Inheritance Tax provision
In the event that your estate is likely to be subject to Inheritance Tax (IHT), it requires advance planning. If your estate passes to a surviving spouse or partner (or to charity), IHT is not likely to be an issue. On the second death, the first £325,000 (the ‘nil-rate band’) of your estate is likely to be free of tax. You may benefit from an additional £325,000 if a spouse has pre-deceased you, and those dying after 5 April 2017 may benefit from an additional exemption in respect of the family home. However, if you have remained single, have divorced and not remarried, or are in a common-law relationship, the exempt amount may be just £325,000. And, if you have made substantial lifetime gifts, this may not be available to set against your estate at death. Any value not covered by reliefs or exemptions is charged to IHT at 40% (or 36% if 10% of the net estate is left to a registered charity).
Lasting power of attorney
All of the above relate to what happens when you die. There is a distinct possibility, however, that you will lose capacity to deal with your affairs well before that point.
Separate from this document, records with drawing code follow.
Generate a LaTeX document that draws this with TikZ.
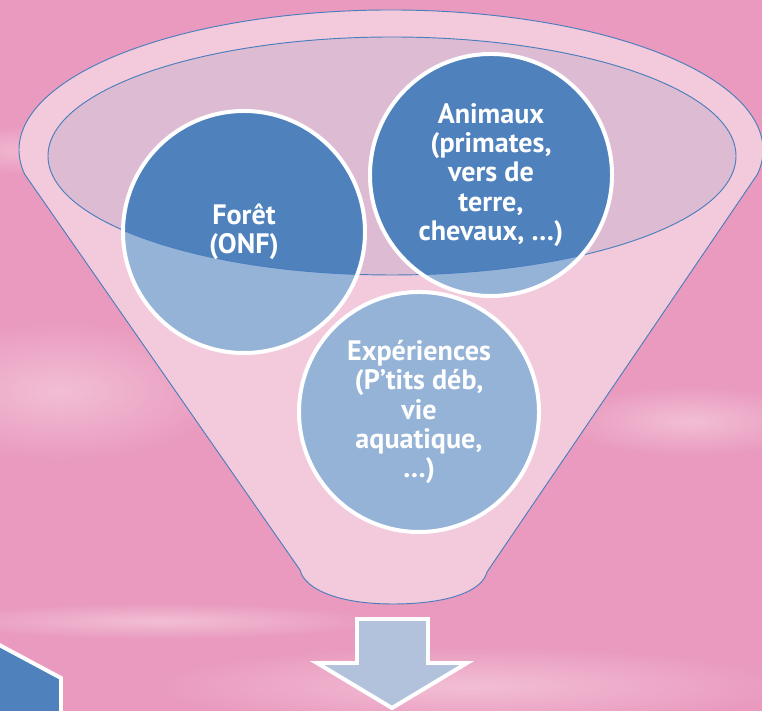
\documentclass[tikz,border=0pt]{standalone}
\usepackage{fontspec}
\setsansfont{PT Sans}
\usepackage{xcolor}
\definecolor{skypink}{RGB}{233,154,190}
\definecolor{cloudpink}{RGB}{242,190,213}
\definecolor{funnelpink}{RGB}{243,202,220}
\definecolor{rimmauve}{RGB}{221,188,211}
\definecolor{rimblue}{RGB}{74,126,189}
\definecolor{deepblue}{RGB}{79,129,189}
\definecolor{paleblue}{RGB}{149,179,215}
\definecolor{arrowblue}{RGB}{178,194,221}

\begin{document}
\begin{tikzpicture}[x=0.03cm, y=0.03cm,
    bubble/.style={circle, draw=white, line width=3.4pt, minimum size=7.26cm,
      inner sep=0pt, text=white, align=center,
      font=\sffamily\bfseries\fontsize{24}{25}\selectfont},
    streak/.style={inner color=cloudpink, outer color=skypink}]
    \useasboundingbox (0,0) rectangle (762,711);
    \clip (0,0) rectangle (762,711);

    % Sky background
    \fill[skypink] (0,0) rectangle (762,711);
    \shade[streak] (60,561) ellipse (150 and 25);
    \shade[streak] (60,320) ellipse (170 and 70);
    \shade[streak] (690,290) ellipse (130 and 35);
    \shade[streak] (160,90) ellipse (220 and 18);
    \shade[streak] (470,25) ellipse (320 and 40);

    % Funnel body with rim
    \filldraw[fill=funnelpink, draw=rimblue, line width=0.8pt]
      (300,141) -- (24.7,536.7)
      arc[start angle=190, end angle=-10, x radius=372, y radius=140]
      -- (487,139) .. controls (482,119) and (446,107) .. (393,107)
      .. controls (340,107) and (305,121) .. (300,141) -- cycle;
    \fill[rimmauve] (392,555) ellipse (344 and 119);

    % Bubbles (dark where they sit in the mouth)
    \coordinate (cforet) at (244,479);
    \coordinate (canimaux) at (491,536);
    \coordinate (cexp) at (419,299);
    \fill[paleblue] (cforet) circle (121) (canimaux) circle (121) (cexp) circle (120);
    \begin{scope}
      \clip (392,555) ellipse (344 and 119);
      \fill[deepblue] (cforet) circle (121) (canimaux) circle (121);
    \end{scope}
    \draw[rimblue, line width=0.8pt] (392,555) ellipse (344 and 119);

    \node[bubble] (foret) at (cforet) {Forêt\\(ONF)};
    \node[bubble] (animaux) at (canimaux) {Animaux\\(primates,\\vers de\\terre,\\chevaux, …)};
    \node[bubble, minimum size=7.2cm] (experiences) at (cexp) {Expériences\\(P’tits déb,\\vie\\aquatique,\\…)};

    % Arrow out of the funnel
    \filldraw[fill=arrowblue, draw=white, line width=3.4pt]
      (357,92) -- (428,92) -- (428,48) -- (467,48) -- (392,3)
      -- (317,48) -- (357,48) -- cycle;

    % Corner shape, bottom left
    \filldraw[fill=deepblue, draw=white, line width=3.4pt]
      (-10,71) -- (61,33) -- (61,-10) -- (-10,-10) -- cycle;
\end{tikzpicture}
\end{document}
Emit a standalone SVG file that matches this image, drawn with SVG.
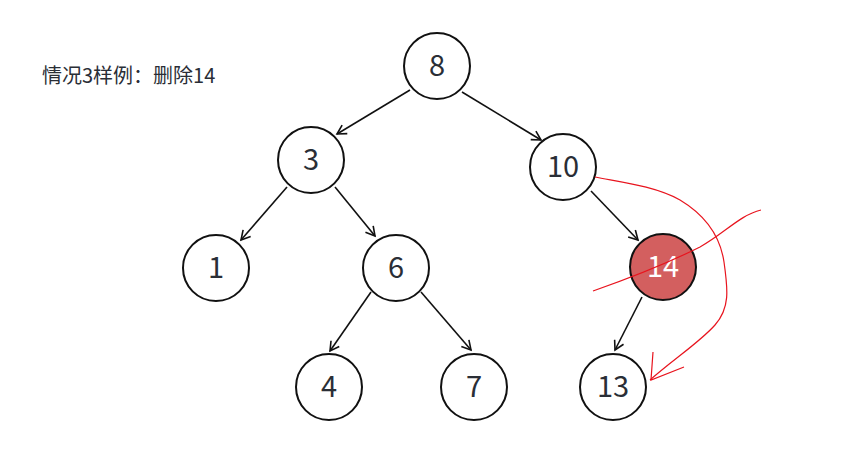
<svg xmlns="http://www.w3.org/2000/svg" width="842" height="459" viewBox="0 0 842 459">
<defs>
<marker id="arr" viewBox="0 0 12 12" refX="10" refY="6" markerWidth="12" markerHeight="12" markerUnits="userSpaceOnUse" orient="auto">
<path d="M1,1 L10,6 L1,11" fill="none" stroke="#111" stroke-width="1.6"/>
</marker>
<style>
.n{fill:#fff;stroke:#111;stroke-width:2}
.t{font-family:"Noto Sans CJK SC","Noto Sans",sans-serif;font-size:29px;fill:#2a2e36;text-anchor:middle}
.e{stroke:#111;stroke-width:1.6;fill:none;marker-end:url(#arr)}
.r{stroke:#e8141e;stroke-width:1.2;fill:none}
</style>
</defs>
<rect width="842" height="459" fill="#fff"/>
<text x="42" y="83" font-family="'Noto Sans CJK SC','Noto Sans',sans-serif" font-size="20" fill="#2a2e36">情况3样例：删除14</text>
<g id="connectors">
<line class="e" x1="410" y1="90" x2="337" y2="134"/>
<line class="e" x1="462" y1="92" x2="541" y2="140"/>
<line class="e" x1="287" y1="187" x2="241" y2="240"/>
<line class="e" x1="335" y1="187" x2="375" y2="236"/>
<line class="e" x1="591" y1="191" x2="638" y2="240"/>
<line class="e" x1="371" y1="292" x2="330" y2="351"/>
<line class="e" x1="421" y1="292" x2="471" y2="350"/>
<line class="e" x1="642" y1="297" x2="615" y2="350"/>
</g>
<g id="n8"><circle class="n" cx="437" cy="66" r="33"/><text class="t" x="437" y="76">8</text></g>
<g id="n3"><circle class="n" cx="311" cy="160" r="33"/><text class="t" x="311" y="170">3</text></g>
<g id="n10"><circle class="n" cx="563" cy="167" r="33"/><text class="t" x="563" y="177">10</text></g>
<g id="n1"><circle class="n" cx="216" cy="268" r="33"/><text class="t" x="216" y="278">1</text></g>
<g id="n6"><circle class="n" cx="396" cy="268" r="33"/><text class="t" x="396" y="278">6</text></g>
<g id="n14"><circle class="n" cx="663" cy="267" r="33" style="fill:#d35f5f"/><text class="t" x="663" y="277" style="fill:#fff">14</text></g>
<g id="n4"><circle class="n" cx="329" cy="387" r="33"/><text class="t" x="329" y="397">4</text></g>
<g id="n7"><circle class="n" cx="474" cy="387" r="33"/><text class="t" x="474" y="397">7</text></g>
<g id="n13"><circle class="n" cx="613" cy="387" r="33"/><text class="t" x="613" y="397">13</text></g>
<g id="annotations">
<path class="r" d="M595,177 C620,182 655,186 680,200 C705,215 720,235 724,262 C728,290 730,308 715,325 C700,342 675,358 650,380"/>
<path class="r" d="M653,352 L651,380 L684,367"/>
<path class="r" d="M593,291 C630,278 670,262 700,247 C725,233 740,215 761,210"/>
</g>
</svg>
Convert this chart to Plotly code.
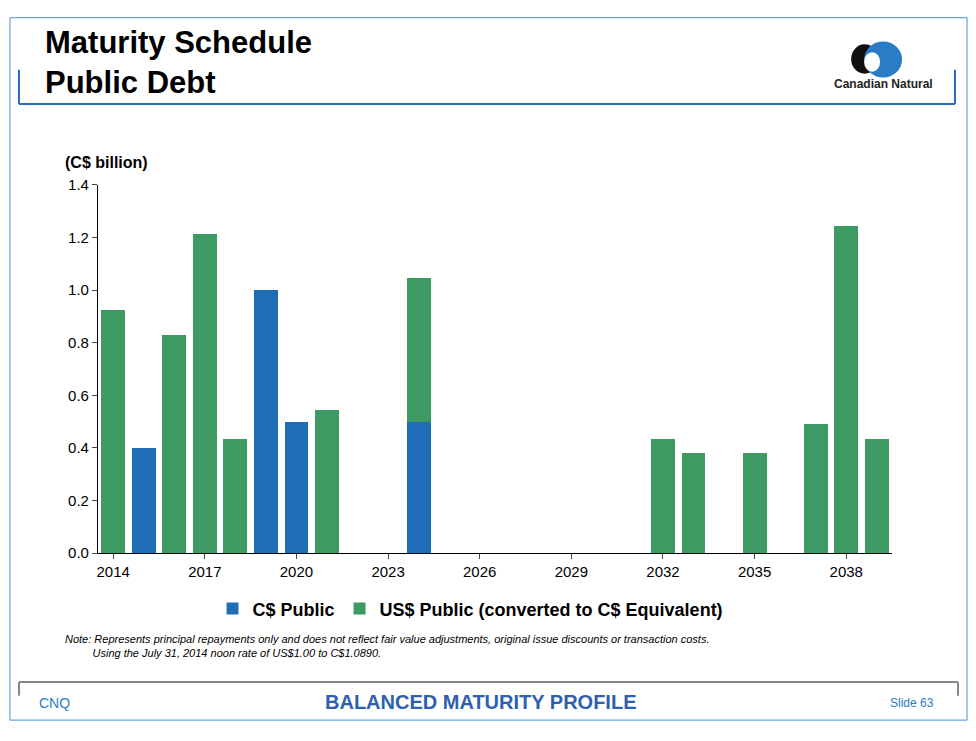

Lasting powers of attorney (LPAs) are intended to fill the gap – they are a legal document under which you appoint one or more persons to deal with either or both of your financial affairs and your health and welfare in the event that you are no longer able to deal with things yourself. An LPA is important, and it should be drawn up while you still have full capacity (they are often dealt with at the same time as a Will). Bear in mind that incapacity could be triggered by an accident or a sudden illness, rather than gradual decline. τ
LEVELS, BASES OF AND RELIEFS FROM TAXATION MAY BE SUBJECT TO CHANGE, AND THEIR VALUE DEPENDS ON THE INDIVIDUAL CIRCUMSTANCES OF THE INVESTOR.